La cause de vicikiccha. Les principaux artisans du doute sont le découragement, «Je n’y arrive plus. Je ne sais plus comment m’y prendre…» et le scepticisme, «C’est impossible. Je n’ai jamais vu ça…». Naturellement, des informations erronées, contradictoires ou mal interprétées peuvent y contribuer. Le doute est un sentiment de blocage qui paralyse tout souhait d’effort dans la pratique. Notre tendance naturelle est d’employer la réflexion pour y remédier, mais celle-ci ne peut au mieux que masquer temporairement le doute car elle se base sur des pensées, donc sur des concepts.

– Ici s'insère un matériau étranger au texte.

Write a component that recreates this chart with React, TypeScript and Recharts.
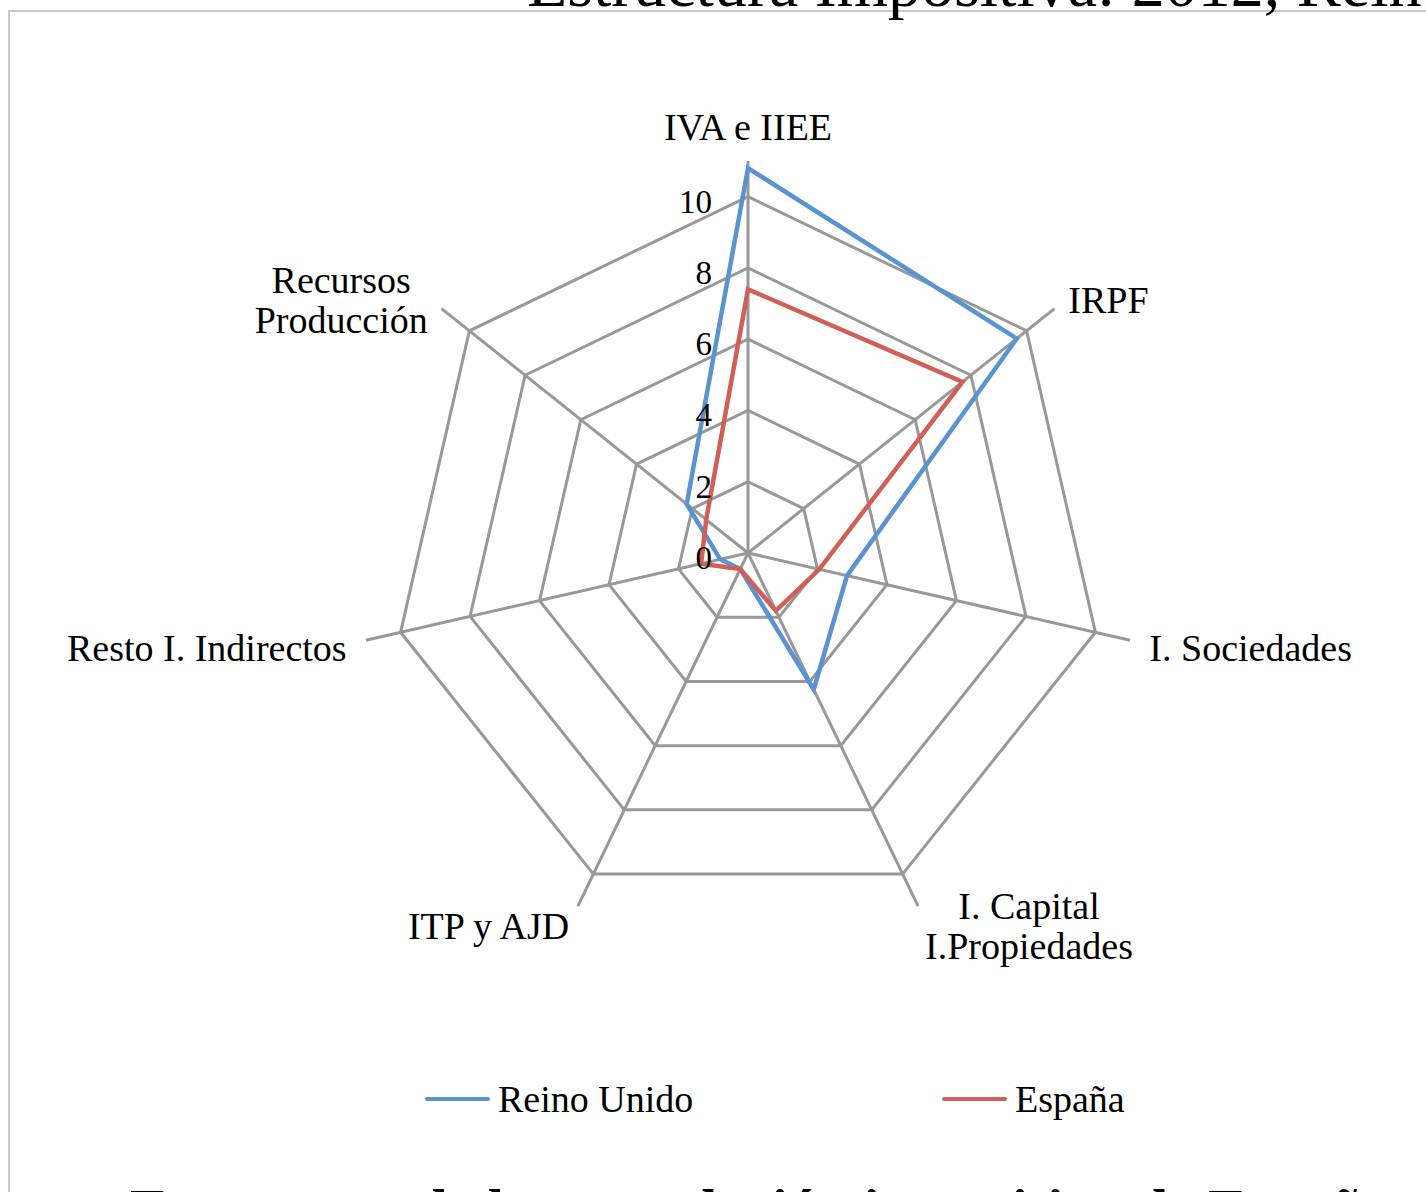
import { RadarChart, Radar, PolarGrid, PolarAngleAxis, PolarRadiusAxis, Legend } from "recharts"

const categories = [
  "IVA e IIEE",
  "IRPF",
  "I. Sociedades",
  "I. Capital\nI.Propiedades",
  "ITP y AJD",
  "Resto I. Indirectos",
  "Recursos\nProducción",
]
const reinoUnido = [10.8, 9.65, 2.85, 4.25, 0.5, 0.8, 2.2]
const espana = [7.4, 7.7, 2.05, 1.8, 0.5, 1.35, 1.5]
const radiusTicks = [0, 2, 4, 6, 8, 10]
const radiusMax = 11

const data = categories.map((c, i) => ({ category: c, reinoUnido: reinoUnido[i], espana: espana[i] }))

const CX = 748
const CY = 553
const OUTER = 392
const FONT = '"Liberation Serif", "Times New Roman", serif'
const BLUE = "#5a93d0"
const RED = "#cf5f57"
const GRID = "#989898"

let ctx: CanvasRenderingContext2D | null = null
const measure = (s: string, size: number) => {
  if (!ctx) ctx = document.createElement("canvas").getContext("2d")
  if (!ctx) return s.length * size * 0.45
  ctx.font = `${size}px "Liberation Serif"`
  return ctx.measureText(s).width
}

// category labels sit just past the end of each spoke, pushed away from the centre
const AngleTick = (props: any) => {
  const { payload, index } = props
  const lines = String(payload.value).split("\n")
  const a = ((90 - (index * 360) / categories.length) * Math.PI) / 180
  const cos = Math.cos(a)
  const sin = Math.sin(a)
  const ex = CX + OUTER * cos
  const ey = CY - OUTER * sin
  const size = 38
  const lh = 40
  const w = Math.max(...lines.map((l) => measure(l, size)))
  const gap = 4 + 16 * cos * cos
  let mx = ex
  let my = ey - 34
  if (cos > 0.1) mx = ex + gap + w / 2
  if (cos < -0.1) mx = ex - gap - w / 2
  if (Math.abs(cos) >= 0.1) my = ey + (sin > 0 ? -14 * sin : Math.max(8, -22 * sin))
  return (
    <g>
      {lines.map((l, k) => (
        <text
          key={k}
          x={mx}
          y={my + (k - (lines.length - 1) / 2) * lh}
          textAnchor="middle"
          dominantBaseline="central"
          fontFamily={FONT}
          fontSize={size}
          fill="#000"
        >
          {l}
        </text>
      ))}
    </g>
  )
}

const RadiusTick = (props: any) => (
  <text
    x={props.x - 36}
    y={props.y + 5}
    textAnchor="end"
    dominantBaseline="central"
    fontFamily={FONT}
    fontSize={33}
    fill="#000"
  >
    {props.payload.value}
  </text>
)

const LegendContent = () => (
  <div style={{ display: "flex", paddingLeft: 425, fontFamily: FONT, fontSize: 38 }}>
    {[
      { name: "Reino Unido", color: BLUE },
      { name: "España", color: RED },
    ].map((it) => (
      <div key={it.name} style={{ display: "flex", alignItems: "center", width: 517, flexShrink: 0 }}>
        <div style={{ width: 65, height: 4, borderRadius: 2, background: it.color, marginRight: 8 }} />
        <span>{it.name}</span>
      </div>
    ))}
  </div>
)

export default function App() {
  return (
    <div style={{ position: "absolute", left: 0, top: 0, width: 1426, height: 1192, overflow: "hidden", background: "#fff" }}>
      <div
        style={{
          position: "absolute",
          left: 8,
          top: 10,
          width: 1500,
          height: 1300,
          border: "2px solid #c8c8c8",
          boxSizing: "border-box",
        }}
      />
      <div style={{ position: "absolute", left: 0, top: 0 }}>
        <RadarChart width={1426} height={1192} data={data} cx={CX} cy={CY} outerRadius={OUTER}>
          <PolarGrid stroke={GRID} strokeWidth={3} gridType="polygon" />
          <PolarAngleAxis dataKey="category" tick={AngleTick} tickLine={false} axisLine={false} />
          <PolarRadiusAxis
            angle={90}
            type="number"
            domain={[0, radiusMax]}
            ticks={radiusTicks}
            tick={RadiusTick}
            axisLine={false}
            tickLine={false}
          />
          <Radar
            name="Reino Unido"
            dataKey="reinoUnido"
            stroke={BLUE}
            strokeWidth={4.5}
            fill="none"
            fillOpacity={0}
            dot={false}
            isAnimationActive={false}
          />
          <Radar
            name="España"
            dataKey="espana"
            stroke={RED}
            strokeWidth={4.5}
            fill="none"
            fillOpacity={0}
            dot={false}
            isAnimationActive={false}
          />
          <Legend content={LegendContent} wrapperStyle={{ position: "absolute", top: 1077, left: 0, width: 1426 }} />
        </RadarChart>
      </div>
      <div
        style={{
          position: "absolute",
          left: 527,
          top: -49,
          fontFamily: FONT,
          fontSize: 66,
          lineHeight: "66px",
          whiteSpace: "nowrap",
          color: "#000",
        }}
      >
        Estructura Impositiva: 2012, Reino Unido y España
      </div>
      <div
        style={{
          position: "absolute",
          left: 130,
          top: 1181,
          fontFamily: FONT,
          fontSize: 58,
          fontWeight: "bold",
          lineHeight: "58px",
          whiteSpace: "nowrap",
          color: "#000",
        }}
      >
        Estructura de la recaudación impositiva de España
      </div>
    </div>
  )
}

L’antidote de vicikiccha. Pratiquer les préceptes, la concentration et l’attention. Seul l’exercice de la vertu, de la concentration et de l’attention est en mesure d’anéantir peu à peu le doute. Comprendre ce qui est pratiqué en se renseignant convenablement auprès d’individus compétents et inspirant la confiance.
Développer buddhanussati : la considération des qualités de Bouddha.
Équilibrer les 5 indriya, c’est-à-dire les cinq facultés de contrôle.